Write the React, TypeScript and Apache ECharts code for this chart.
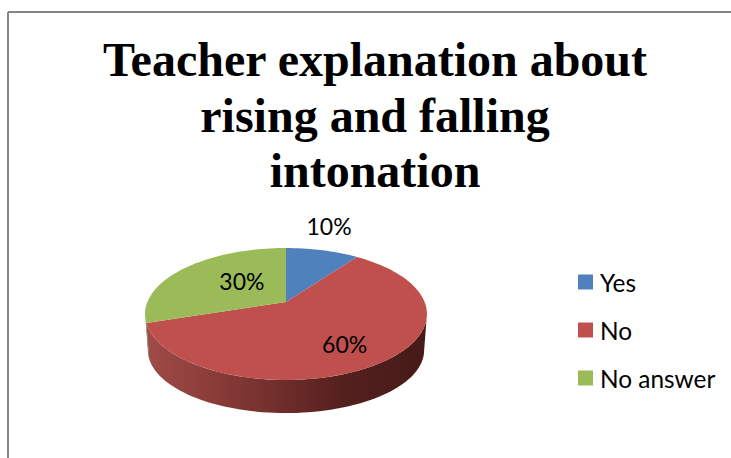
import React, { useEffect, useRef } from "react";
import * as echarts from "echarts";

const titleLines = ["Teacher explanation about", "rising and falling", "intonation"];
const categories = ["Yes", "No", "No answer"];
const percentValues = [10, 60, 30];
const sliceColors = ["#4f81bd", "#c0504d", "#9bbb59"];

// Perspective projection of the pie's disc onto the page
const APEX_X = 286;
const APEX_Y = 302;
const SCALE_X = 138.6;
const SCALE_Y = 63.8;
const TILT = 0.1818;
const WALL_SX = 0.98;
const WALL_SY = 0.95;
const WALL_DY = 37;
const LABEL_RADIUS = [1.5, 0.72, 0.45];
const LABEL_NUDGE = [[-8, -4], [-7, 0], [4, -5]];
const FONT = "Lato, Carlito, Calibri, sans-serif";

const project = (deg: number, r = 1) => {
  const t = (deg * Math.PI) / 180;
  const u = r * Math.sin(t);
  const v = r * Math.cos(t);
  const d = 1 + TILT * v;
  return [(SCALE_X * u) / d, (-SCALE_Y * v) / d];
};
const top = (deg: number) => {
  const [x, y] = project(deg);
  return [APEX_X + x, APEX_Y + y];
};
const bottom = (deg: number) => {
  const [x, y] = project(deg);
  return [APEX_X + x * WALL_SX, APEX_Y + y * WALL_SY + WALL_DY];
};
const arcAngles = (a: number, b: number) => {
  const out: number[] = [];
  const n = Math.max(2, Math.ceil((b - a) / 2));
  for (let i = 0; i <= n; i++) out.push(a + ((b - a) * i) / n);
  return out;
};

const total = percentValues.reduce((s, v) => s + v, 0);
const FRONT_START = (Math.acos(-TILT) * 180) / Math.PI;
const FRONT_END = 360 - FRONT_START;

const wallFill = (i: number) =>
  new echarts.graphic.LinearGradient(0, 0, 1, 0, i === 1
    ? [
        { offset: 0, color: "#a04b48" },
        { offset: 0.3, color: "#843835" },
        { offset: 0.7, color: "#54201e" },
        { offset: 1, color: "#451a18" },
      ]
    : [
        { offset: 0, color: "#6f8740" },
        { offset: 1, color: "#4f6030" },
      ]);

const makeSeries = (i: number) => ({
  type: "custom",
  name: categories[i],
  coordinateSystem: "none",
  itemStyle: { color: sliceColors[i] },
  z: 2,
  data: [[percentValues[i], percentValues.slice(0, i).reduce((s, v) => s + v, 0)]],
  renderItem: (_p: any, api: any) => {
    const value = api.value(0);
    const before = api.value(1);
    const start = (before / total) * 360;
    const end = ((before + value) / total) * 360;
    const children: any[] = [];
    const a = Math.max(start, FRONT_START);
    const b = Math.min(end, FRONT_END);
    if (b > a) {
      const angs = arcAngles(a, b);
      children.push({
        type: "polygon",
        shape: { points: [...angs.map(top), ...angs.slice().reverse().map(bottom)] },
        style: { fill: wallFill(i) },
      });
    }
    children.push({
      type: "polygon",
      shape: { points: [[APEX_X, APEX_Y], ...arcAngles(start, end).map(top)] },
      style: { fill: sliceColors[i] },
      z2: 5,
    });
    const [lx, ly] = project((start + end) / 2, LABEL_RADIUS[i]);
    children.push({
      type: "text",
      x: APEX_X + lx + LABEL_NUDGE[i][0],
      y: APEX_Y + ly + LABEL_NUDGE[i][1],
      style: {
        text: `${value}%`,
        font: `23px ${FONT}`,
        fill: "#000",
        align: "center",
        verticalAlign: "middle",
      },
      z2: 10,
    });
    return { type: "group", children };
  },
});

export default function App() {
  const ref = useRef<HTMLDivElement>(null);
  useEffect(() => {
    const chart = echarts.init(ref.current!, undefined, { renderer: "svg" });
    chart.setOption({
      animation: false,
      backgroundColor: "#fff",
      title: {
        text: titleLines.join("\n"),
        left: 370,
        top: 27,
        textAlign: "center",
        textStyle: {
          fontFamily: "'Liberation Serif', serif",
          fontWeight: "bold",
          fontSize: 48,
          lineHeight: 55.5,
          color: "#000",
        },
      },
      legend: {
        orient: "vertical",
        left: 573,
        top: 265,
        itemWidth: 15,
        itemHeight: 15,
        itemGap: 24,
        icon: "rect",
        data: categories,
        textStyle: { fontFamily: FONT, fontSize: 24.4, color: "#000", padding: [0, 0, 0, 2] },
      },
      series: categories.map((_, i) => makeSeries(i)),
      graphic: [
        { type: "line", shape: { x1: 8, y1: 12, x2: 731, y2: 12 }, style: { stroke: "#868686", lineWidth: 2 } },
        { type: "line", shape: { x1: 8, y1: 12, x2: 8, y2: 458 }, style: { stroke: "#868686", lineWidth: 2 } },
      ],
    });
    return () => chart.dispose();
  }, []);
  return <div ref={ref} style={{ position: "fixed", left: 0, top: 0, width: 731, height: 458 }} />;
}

Do this: Repeat the full listing above exactly, with no pictures in the copy.

Written answer:
Write the React, TypeScript and Apache ECharts code for this chart.
import React, { useEffect, useRef } from "react";
import * as echarts from "echarts";

const titleLines = ["Teacher explanation about", "rising and falling", "intonation"];
const categories = ["Yes", "No", "No answer"];
const percentValues = [10, 60, 30];
const sliceColors = ["#4f81bd", "#c0504d", "#9bbb59"];

// Perspective projection of the pie's disc onto the page
const APEX_X = 286;
const APEX_Y = 302;
const SCALE_X = 138.6;
const SCALE_Y = 63.8;
const TILT = 0.1818;
const WALL_SX = 0.98;
const WALL_SY = 0.95;
const WALL_DY = 37;
const LABEL_RADIUS = [1.5, 0.72, 0.45];
const LABEL_NUDGE = [[-8, -4], [-7, 0], [4, -5]];
const FONT = "Lato, Carlito, Calibri, sans-serif";

const project = (deg: number, r = 1) => {
  const t = (deg * Math.PI) / 180;
  const u = r * Math.sin(t);
  const v = r * Math.cos(t);
  const d = 1 + TILT * v;
  return [(SCALE_X * u) / d, (-SCALE_Y * v) / d];
};
const top = (deg: number) => {
  const [x, y] = project(deg);
  return [APEX_X + x, APEX_Y + y];
};
const bottom = (deg: number) => {
  const [x, y] = project(deg);
  return [APEX_X + x * WALL_SX, APEX_Y + y * WALL_SY + WALL_DY];
};
const arcAngles = (a: number, b: number) => {
  const out: number[] = [];
  const n = Math.max(2, Math.ceil((b - a) / 2));
  for (let i = 0; i <= n; i++) out.push(a + ((b - a) * i) / n);
  return out;
};

const total = percentValues.reduce((s, v) => s + v, 0);
const FRONT_START = (Math.acos(-TILT) * 180) / Math.PI;
const FRONT_END = 360 - FRONT_START;

const wallFill = (i: number) =>
  new echarts.graphic.LinearGradient(0, 0, 1, 0, i === 1
    ? [
        { offset: 0, color: "#a04b48" },
        { offset: 0.3, color: "#843835" },
        { offset: 0.7, color: "#54201e" },
        { offset: 1, color: "#451a18" },
      ]
    : [
        { offset: 0, color: "#6f8740" },
        { offset: 1, color: "#4f6030" },
      ]);

const makeSeries = (i: number) => ({
  type: "custom",
  name: categories[i],
  coordinateSystem: "none",
  itemStyle: { color: sliceColors[i] },
  z: 2,
  data: [[percentValues[i], percentValues.slice(0, i).reduce((s, v) => s + v, 0)]],
  renderItem: (_p: any, api: any) => {
    const value = api.value(0);
    const before = api.value(1);
    const start = (before / total) * 360;
    const end = ((before + value) / total) * 360;
    const children: any[] = [];
    const a = Math.max(start, FRONT_START);
    const b = Math.min(end, FRONT_END);
    if (b > a) {
      const angs = arcAngles(a, b);
      children.push({
        type: "polygon",
        shape: { points: [...angs.map(top), ...angs.slice().reverse().map(bottom)] },
        style: { fill: wallFill(i) },
      });
    }
    children.push({
      type: "polygon",
      shape: { points: [[APEX_X, APEX_Y], ...arcAngles(start, end).map(top)] },
      style: { fill: sliceColors[i] },
      z2: 5,
    });
    const [lx, ly] = project((start + end) / 2, LABEL_RADIUS[i]);
    children.push({
      type: "text",
      x: APEX_X + lx + LABEL_NUDGE[i][0],
      y: APEX_Y + ly + LABEL_NUDGE[i][1],
      style: {
        text: `${value}%`,
        font: `23px ${FONT}`,
        fill: "#000",
        align: "center",
        verticalAlign: "middle",
      },
      z2: 10,
    });
    return { type: "group", children };
  },
});

export default function App() {
  const ref = useRef<HTMLDivElement>(null);
  useEffect(() => {
    const chart = echarts.init(ref.current!, undefined, { renderer: "svg" });
    chart.setOption({
      animation: false,
      backgroundColor: "#fff",
      title: {
        text: titleLines.join("\n"),
        left: 370,
        top: 27,
        textAlign: "center",
        textStyle: {
          fontFamily: "'Liberation Serif', serif",
          fontWeight: "bold",
          fontSize: 48,
          lineHeight: 55.5,
          color: "#000",
        },
      },
      legend: {
        orient: "vertical",
        left: 573,
        top: 265,
        itemWidth: 15,
        itemHeight: 15,
        itemGap: 24,
        icon: "rect",
        data: categories,
        textStyle: { fontFamily: FONT, fontSize: 24.4, color: "#000", padding: [0, 0, 0, 2] },
      },
      series: categories.map((_, i) => makeSeries(i)),
      graphic: [
        { type: "line", shape: { x1: 8, y1: 12, x2: 731, y2: 12 }, style: { stroke: "#868686", lineWidth: 2 } },
        { type: "line", shape: { x1: 8, y1: 12, x2: 8, y2: 458 }, style: { stroke: "#868686", lineWidth: 2 } },
      ],
    });
    return () => chart.dispose();
  }, []);
  return <div ref={ref} style={{ position: "fixed", left: 0, top: 0, width: 731, height: 458 }} />;
}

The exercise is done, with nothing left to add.